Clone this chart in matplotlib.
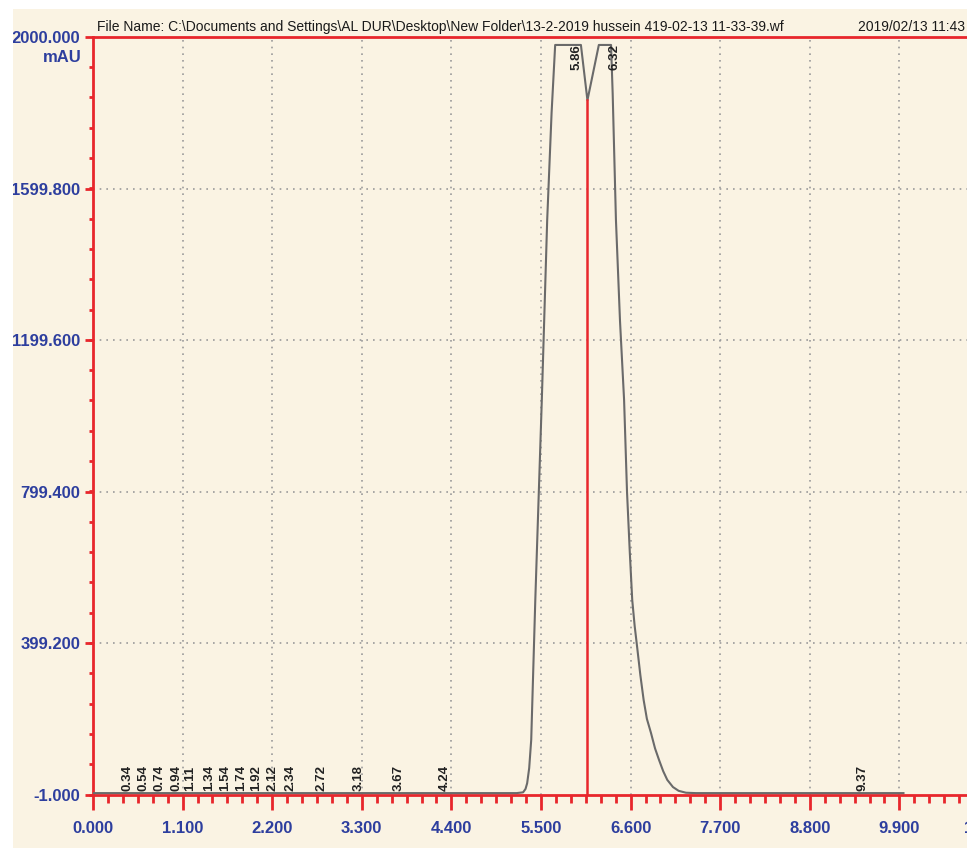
import numpy as np
import matplotlib
matplotlib.use('Agg')
import matplotlib.pyplot as plt
from matplotlib.patches import Rectangle
from matplotlib.ticker import MultipleLocator, FixedLocator, FormatStrFormatter

# chromatogram trace (min, mAU)
time = [0.00, 5.20, 5.28, 5.31, 5.33, 5.355, 5.38, 5.43, 5.51, 5.576, 5.63, 5.674,
        5.99, 6.07, 6.21, 6.36, 6.38, 6.42, 6.47, 6.52, 6.556, 6.59, 6.62,
        6.65, 6.68, 6.72, 6.76, 6.80, 6.85, 6.90, 6.95, 7.00, 7.05, 7.12,
        7.19, 7.28, 7.40, 9.95]
signal = [4, 4, 6, 15, 30, 70, 145, 514, 1042, 1517, 1800, 1979,
          1979, 1833, 1979, 1979, 1850, 1517, 1250, 1042, 799, 640, 514,
          445, 390, 315, 250, 200, 163, 122, 91, 62, 39, 20,
          10, 5, 4, 4]

# retention-time labels printed by the integrator
peak_times = [0.34, 0.54, 0.74, 0.94, 1.11, 1.34, 1.54, 1.74, 1.92, 2.12,
              2.34, 2.72, 3.18, 3.67, 4.24, 9.37]
top_peaks = [5.86, 6.32]
cursor_time = 6.07
cursor_level = 1833

x_ticks = [0.0, 1.1, 2.2, 3.3, 4.4, 5.5, 6.6, 7.7, 8.8, 9.9, 11.0]
y_ticks = [-1.0, 399.2, 799.4, 1199.6, 1599.8, 2000.0]

red = '#e8262c'
blue = '#2d3e9e'
paper = '#faf3e3'

W, H = 967, 848
fig = plt.figure(figsize=(W / 100, H / 100), dpi=100, facecolor=paper)
ax = fig.add_axes([93 / W, 53 / H, (989 - 93) / W, (795 - 37) / H])
ax.set_facecolor(paper)

ax.set_xlim(0, 11.0)
ax.set_ylim(-1, 2000)

for s in ax.spines.values():
    s.set_color(red)
    s.set_linewidth(2)

ax.xaxis.set_major_locator(FixedLocator(x_ticks))
ax.xaxis.set_minor_locator(MultipleLocator(1.1 / 6))
ax.yaxis.set_major_locator(FixedLocator(y_ticks))
ax.yaxis.set_minor_locator(MultipleLocator(400.2 / 5))
ax.xaxis.set_major_formatter(FormatStrFormatter('%.3f'))
ax.yaxis.set_major_formatter(FormatStrFormatter('%.3f'))

lab_font = dict(family=['Liberation Sans', 'DejaVu Sans'], size=12, weight='bold')
ax.tick_params(axis='x', which='major', direction='out', length=11, width=2,
               color=red, labelcolor=blue, pad=8)
ax.tick_params(axis='x', which='minor', direction='out', length=6, width=2, color=red)
ax.tick_params(axis='y', which='major', direction='out', length=6, width=2,
               color=red, labelcolor=blue, pad=3)
ax.tick_params(axis='y', which='minor', direction='out', length=3, width=2, color=red)
for lbl in ax.get_xticklabels() + ax.get_yticklabels():
    lbl.set_fontproperties(matplotlib.font_manager.FontProperties(**lab_font))

for x in x_ticks[1:-1]:
    ax.axvline(x, color='#9a9a9a', lw=1.2, ls=(0, (1, 3)), zorder=1)
for y in y_ticks[1:-1]:
    ax.axhline(y, color='#9a9a9a', lw=1.2, ls=(0, (1, 3)), zorder=1)

ax.plot(time, signal, color='#6a6a6a', lw=1.5, zorder=3)
ax.plot([cursor_time, cursor_time], [-1, cursor_level], color=red, lw=1.8, zorder=4)

for t in peak_times:
    ax.annotate(f'{t:.2f}', xy=(t, -1), xytext=(0.5, 3), textcoords='offset points',
                rotation=90, ha='left', va='bottom', fontsize=9.5, weight='bold',
                family=['Liberation Sans Narrow', 'Liberation Sans', 'DejaVu Sans'],
                color='#222222', zorder=5)
for t in top_peaks:
    ax.annotate(f'{t:.2f}', xy=(t, 2000), xytext=(0.5, -5), textcoords='offset points',
                rotation=90, ha='left', va='top', fontsize=9.5, weight='bold',
                family=['Liberation Sans Narrow', 'Liberation Sans', 'DejaVu Sans'],
                color='#222222', zorder=5)

txt_font = ['Liberation Sans Narrow', 'Liberation Sans', 'DejaVu Sans']
fig.text(97 / W, 1 - 27 / H,
         'File Name: C:\\Documents and Settings\\AL DUR\\Desktop\\New Folder\\13-2-2019 hussein 419-02-13 11-33-39.wf',
         ha='left', va='center', fontsize=10, family=txt_font, color='#1a1a1a')
fig.text(858 / W, 1 - 27 / H, '2019/02/13 11:43', ha='left', va='center',
         fontsize=10, family=txt_font, color='#1a1a1a')
fig.text(82 / W, 1 - 57 / H, 'mAU', ha='right', va='center', color=blue, **lab_font)

# white scanner margins
fig.add_artist(Rectangle((0, 0), 13 / W, 1, transform=fig.transFigure,
                         facecolor='white', edgecolor='none', zorder=100))
fig.add_artist(Rectangle((0, 1 - 9 / H), 1, 9 / H, transform=fig.transFigure,
                         facecolor='white', edgecolor='none', zorder=100))

fig.savefig('out.png', dpi=100, facecolor=paper)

WHAT NEEDS TO BE DONE
Only the lines from the top of the data through the line with "from matplotlib.ticker import" should be quoted, exactly and with both ends kept; skip the pictures.

EXERCISE OUTPUT
Clone this chart in matplotlib.
import numpy as np
import matplotlib
matplotlib.use('Agg')
import matplotlib.pyplot as plt
from matplotlib.patches import Rectangle
from matplotlib.ticker import MultipleLocator, FixedLocator, FormatStrFormatter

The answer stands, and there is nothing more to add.